Former British Prime Minister Tony Blair and philanthropist Howard Buffett, son of billionaire investor Warren Buffett, discussed how they and the foundations they’ve created work in African nations and elsewhere to improve lives.

They were joined by Ritu Sharma, president of Women Thrive Worldwide, a Washington-based advocacy group dedicated to women’s equality.

Blair, who left office in 2007, started the Africa Governance Initiative five years ago to help improve governance in Rwanda, Sierra Leone, Liberia, Guinea, Malawi and South Sudan. He said he has learned through his work that unless a country has a basic capacity at the center of government to make improvements, change will not occur. In some countries, it’s as important a need as offering reliable electricity, roads, and other basic infrastructure, he said.
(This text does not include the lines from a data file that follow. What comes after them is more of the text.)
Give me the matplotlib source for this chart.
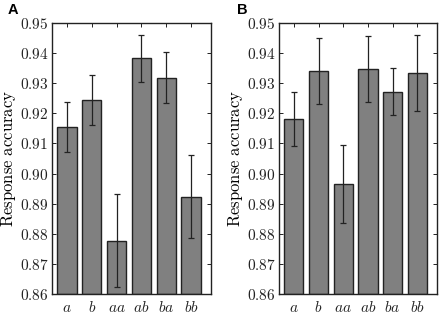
import matplotlib
matplotlib.use("Agg")
import matplotlib.pyplot as plt
from matplotlib.ticker import FuncFormatter, FixedLocator
import numpy as np

plt.rcParams['mathtext.fontset'] = 'cm'

categories = ['a', 'b', 'aa', 'ab', 'ba', 'bb']
acc_A = [0.9155, 0.9243, 0.8777, 0.9383, 0.9319, 0.8923]
err_A = [0.0082, 0.0083, 0.0154, 0.0078, 0.0086, 0.0138]
acc_B = [0.9182, 0.9341, 0.8965, 0.9348, 0.9272, 0.9333]
err_B = [0.0089, 0.0109, 0.0130, 0.0109, 0.0078, 0.0126]
yticks = [0.86, 0.87, 0.88, 0.89, 0.90, 0.91, 0.92, 0.93, 0.94, 0.95]
panel_labels = ['A', 'B']

fig = plt.figure(figsize=(4.43, 3.17), dpi=100)
positions = [[52/443, 23/317, 159/443, 271/317], [279/443, 23/317, 158/443, 271/317]]
label_x = [8/443, 237/443]

for pos, vals, errs, lab, lx in zip(positions, [acc_A, acc_B], [err_A, err_B], panel_labels, label_x):
    ax = fig.add_axes(pos)
    x = np.arange(len(categories))
    ax.bar(x, np.array(vals) - 0.86, bottom=0.86, width=0.78, color='#808080',
           edgecolor='#222222', linewidth=1.0, zorder=2)
    ax.errorbar(x, vals, yerr=errs, fmt='none', ecolor='#222222', elinewidth=0.9,
                capsize=2, capthick=0.9, zorder=3)
    ax.set_xlim(-0.6, 5.8)
    ax.set_ylim(0.86, 0.95)
    ax.yaxis.set_major_locator(FixedLocator(yticks))
    ax.yaxis.set_major_formatter(FuncFormatter(lambda v, p: r'$%.2f$' % v))
    ax.set_xticks(x)
    ax.set_xticklabels([r'$%s$' % c for c in categories], fontsize=12)
    ax.tick_params(direction='in', top=True, right=True, length=3, width=0.7,
                   labelsize=11, pad=2.5, colors='#222222')
    ax.tick_params(axis='x', pad=4)
    for s in ax.spines.values():
        s.set_linewidth(1.0)
        s.set_color('#222222')
    ax.set_ylabel(r'$\mathrm{Response\ accuracy}$', fontsize=12)
    ax.yaxis.set_label_coords(-34 / (pos[2] * 443), 0.5)
    fig.text(lx, 1 - 3/317, lab, fontsize=10.5, fontweight='bold',
             family='Liberation Sans', va='top', ha='left')

fig.savefig('out.png', dpi=100)
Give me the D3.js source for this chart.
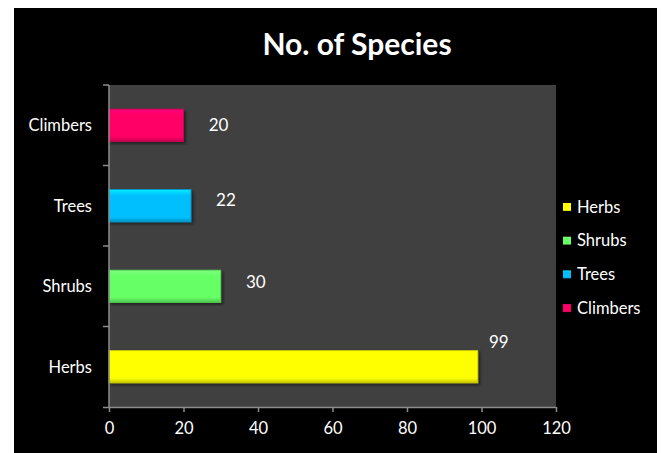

AGI sends teams of people to work alongside leadership in the underdeveloped nations to help implement change.

“If you’ve got a great agricultural program and you want to deliver it, unless you’ve got the basic capacity at the center of government to make the thing happen it doesn’t happen,” Blair said.

He said he has found it surprising how little political leaders are educated about the programs and organizations available to help them but is encouraged that a new generation of leaders in Africa and elsewhere want to learn and accept assistance.

“The surprising thing has been the lack of knowledge of what’s out there, and the most optimistic thing is there’s a new spirit and attitude out there that says, OK if you’ve got something to teach me, I’m willing to listen,” Blair said.